Court finds against Gormley
Environment Minister John Gormley acted outside his powers under the Planning Acts when he overturned the designation by Dun Laoghaire Rathdown County Council of The Park Village lands in Carrickmines as a "district centre", the Commercial Court has ruled.
Mr Justice Frank Clarke today found the Minister was not entitled to impose his own views on the proper planning and development of an area over those of the elected representatives of the Council who had designated the "district centre" in the area draft development plan 2010-2016.
The judge also ruled the Minister's directions were invalid because he failed to give interested parties, including Tristor Ltd, which planned to develop the Carrickmines District Centre, the opportunity to be heard on the measures to be adopted by the Minister, particularly his decision the lands at Carckmines should revert to being zoned for economc developmnent and employment.
On the basis of those and other findings, the judge granted an order to Tristor quashing the Minister's March 2010 directions that the districtcentre designation be overturned. He also directed the Council to reconsider the area development plan 2010-2016 in light of the court's findings the Council was no longer bound by the Minister's directions.
Tristor wants to develop the Park Village as a "district centre" having acquired the lands in 2006 and it alleged the Minister's directions, unless quashed, would cost 1,500 jobs, including 700 jobs in construction of the scheme.
A "district centre" allows for a development with considerably more retail floorspace than a "neighbourhood centre", a designation preferred by the Minister. A neighbourhoood centre involves a development of small groups of small shops of a local nature serving a small, localised catchment population.
In opposing Tristor's challenge, the Minister said he issued the directions because the draft development plan for the area did not comply with the Planning and Development Act 2000 in that it failed to set out "an overall strategy for the proper planning and sustainable development of the area".
Because of that "significant failure" to comply with the 2000 Act, including failure to comply with the Greater Dublin Area Retail Strategy, the Minister issued directions requiring the Council to amend the plan.
Mr Justice Clarke earlier this year heard a "telescoped" action in which he was asked to decide Tristor's applicaiton for leave to bring a judicial review challenge to the directions along with the substantive hearing of the case.
Tristor, with registered offices at the Herbert Building, The Park, Carrickmines, brought the proceedings against the Minister, Dun Laoghaire Rathdown County Council, Ireland and the Attorney General.
In his reserved judgment today, Mr Justice Clarke ruled the company had established substantial grounds entitling it to judicial review related to the proper interpretation of the Minister's powers under Section 31.1 of the 2000 Act and also relating to some fair procedures arguments. He went on to find Tristor was entitled to succeed on those grounds.
The central issue in the case related to construction of Section 31.1. The judge said that required, before the Minister could make directions, he had to reach a sustainable conclusion the Council breached its obligations to agree a development plan which set out an overall strategy for the proper planning ansd sustainable development of the area.
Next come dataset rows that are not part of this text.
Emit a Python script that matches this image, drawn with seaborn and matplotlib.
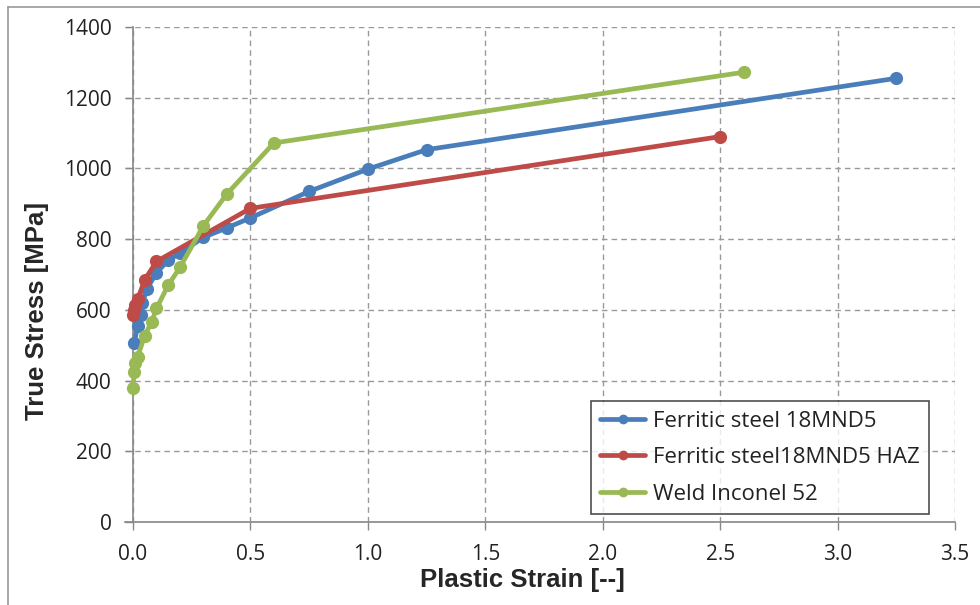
import pandas as pd
import seaborn as sns
import matplotlib.pyplot as plt
from matplotlib.lines import Line2D

# Data
blue_x = [0.005, 0.02, 0.035, 0.04, 0.06, 0.1, 0.15, 0.2, 0.3, 0.4, 0.5, 0.75, 1.0, 1.25, 3.25]
blue_y = [505, 555, 585, 620, 660, 705, 740, 760, 805, 832, 860, 935, 998, 1053, 1255]

red_x = [0.0, 0.005, 0.01, 0.02, 0.05, 0.1, 0.5, 2.5]
red_y = [585, 600, 615, 630, 685, 737, 887, 1090]

green_x = [0.0, 0.005, 0.01, 0.02, 0.05, 0.08, 0.1, 0.15, 0.2, 0.3, 0.4, 0.6, 2.6]
green_y = [380, 425, 450, 468, 527, 567, 604, 670, 720, 838, 928, 1072, 1272]

names = ["Ferritic steel 18MND5", "Ferritic steel18MND5 HAZ", "Weld Inconel 52"]
colors = ["#4a7ebb", "#be4b48", "#98b954"]

frames = []
for name, xs, ys in zip(names, [blue_x, red_x, green_x], [blue_y, red_y, green_y]):
    frames.append(pd.DataFrame({"strain": xs, "stress": ys, "material": name}))
df = pd.concat(frames, ignore_index=True)

sns.set_style("white")
plt.rcParams['font.family'] = ['Open Sans', 'DejaVu Sans']

W, H = 980, 605
fig = plt.figure(figsize=(9.8, 6.05), dpi=100)
# plot area in pixels: left 125, right 955, top 27, bottom 522
ax = fig.add_axes([125 / W, 1 - 522 / H, (955 - 125) / W, (522 - 27) / H])

sns.lineplot(data=df, x="strain", y="stress", hue="material", palette=colors,
             marker="o", markersize=9.5, markeredgewidth=0, linewidth=3.4,
             sort=False, estimator=None, ax=ax, clip_on=False, zorder=5)

ax.set_xlim(-0.034, 3.5)
ax.set_ylim(0, 1400)
ax.set_xticks([0, 0.5, 1.0, 1.5, 2.0, 2.5, 3.0, 3.5])
ax.set_xticklabels(["0.0", "0.5", "1.0", "1.5", "2.0", "2.5", "3.0", "3.5"])
ax.set_yticks(range(0, 1401, 200))
ax.tick_params(axis="both", labelsize=15, length=5.5, width=1, color="#888888",
               direction="out", bottom=True, left=True, labelcolor="#222222")
ax.tick_params(axis="y", pad=10)
ax.tick_params(axis="x", pad=10)
ax.grid(True, linestyle=(0, (4, 3)), color="#999999", linewidth=1)

for side in ["top", "right"]:
    ax.spines[side].set_visible(False)
for side in ["left", "bottom"]:
    ax.spines[side].set_color("#888888")
    ax.spines[side].set_linewidth(1.2)
ax.spines["left"].set_position(("data", 0))

ax.set_xlabel("Plastic Strain [--]", fontsize=18.5, fontweight="bold", family="Liberation Sans")
ax.set_ylabel("True Stress [MPa]", fontsize=18.5, fontweight="bold", family="Liberation Sans")
ax.xaxis.set_label_coords((522 - 125) / 830, (522 - 568) / 495)
ax.yaxis.set_label_coords((49 - 125) / 830, (522 - 311) / 495)

leg = ax.legend(loc="lower left", bbox_to_anchor=((591 - 125) / 830, (522 - 514) / 495),
                fontsize=16, frameon=True, fancybox=False, handlelength=2.0,
                handletextpad=0.35, borderpad=0.42, borderaxespad=0, labelspacing=0.7)
leg.get_frame().set_edgecolor("#222222")
leg.get_frame().set_linewidth(1.2)
for txt in leg.get_texts():
    txt.set_color("#222222")
for line in leg.get_lines():
    line.set_linewidth(3.4)
    line.set_markersize(7)

# screenshot frame: top and left edges only
fig.add_artist(Line2D([8 / W, 1], [1 - 7 / H, 1 - 7 / H], color="#999999", linewidth=1.2))
fig.add_artist(Line2D([8 / W, 8 / W], [0, 1 - 7 / H], color="#999999", linewidth=1.2))

fig.savefig("out.png", dpi=100)
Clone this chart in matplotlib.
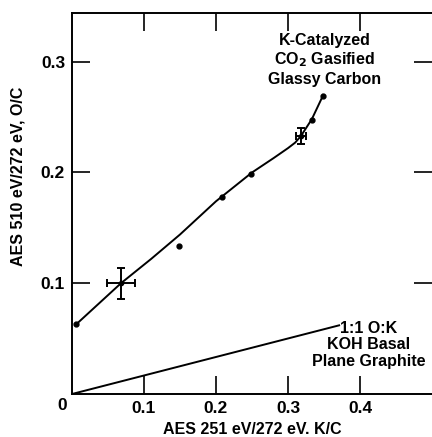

Alternatively, the Miniuster must consider there was a significant failure to comply with some other feature of the 2000 Act.
Section 31 did not entitle the Minister to issue a direction simply because he disagreed with the strategy contained in the development plan and preferred another, the judge said. Nor did it require the Minister to consider the strategy proposed by the Council was a "proper strategy" but whether it was a strategy for the "proper planning and sustainable development of the area".
Many strategies could be adopted which would be consistent with the requirement for an overall strategy for the proper planning and sustaniable development of an area and it was for the Council to decide which of the range of possible strategies was to be included in the development plan. It was not for the Minister to "second guess" the Council.
The Council's plan had set out such an overall strategy and the Minister had not applied the appropriate criteria when he issued his directions, the judge ruled. The directions were therefore invalid and must be quashed.
If the Oireachtas intended to give the Minister the widespread power he claimed, it seemed Section 31 would have been diffferently expressed, the judge said. While there was no reason in principle the Oireachtas should not give the Minister such powers, that was a matter of policy, he added.
The judge also ruled the reasons given by the Minister for not favouring the "district centre" - that it was not in accordance with the Greater Dublin Retail Strtagtegy (DRS) and was likely to exacerbate car based traffic contrary to the Retail Planning Guidelines (RPG) - did not amount to breaches of the 2000 Act entitling the Minister to overturn the District Centre designation.
Neither the DRS nor the RPG had any legal status and, while a local, authority was more than entitled to have regard to them, there was no obligation on any local authority to be bound by them, he said.
If the Oireachtas considered such strategies and guidelines should be binding on local authorities, it should enact enabling legislaiton to give mandatory status to them.
There was nothing to indicate the Council did not have regard to the guidelines in reaching its decision, he added.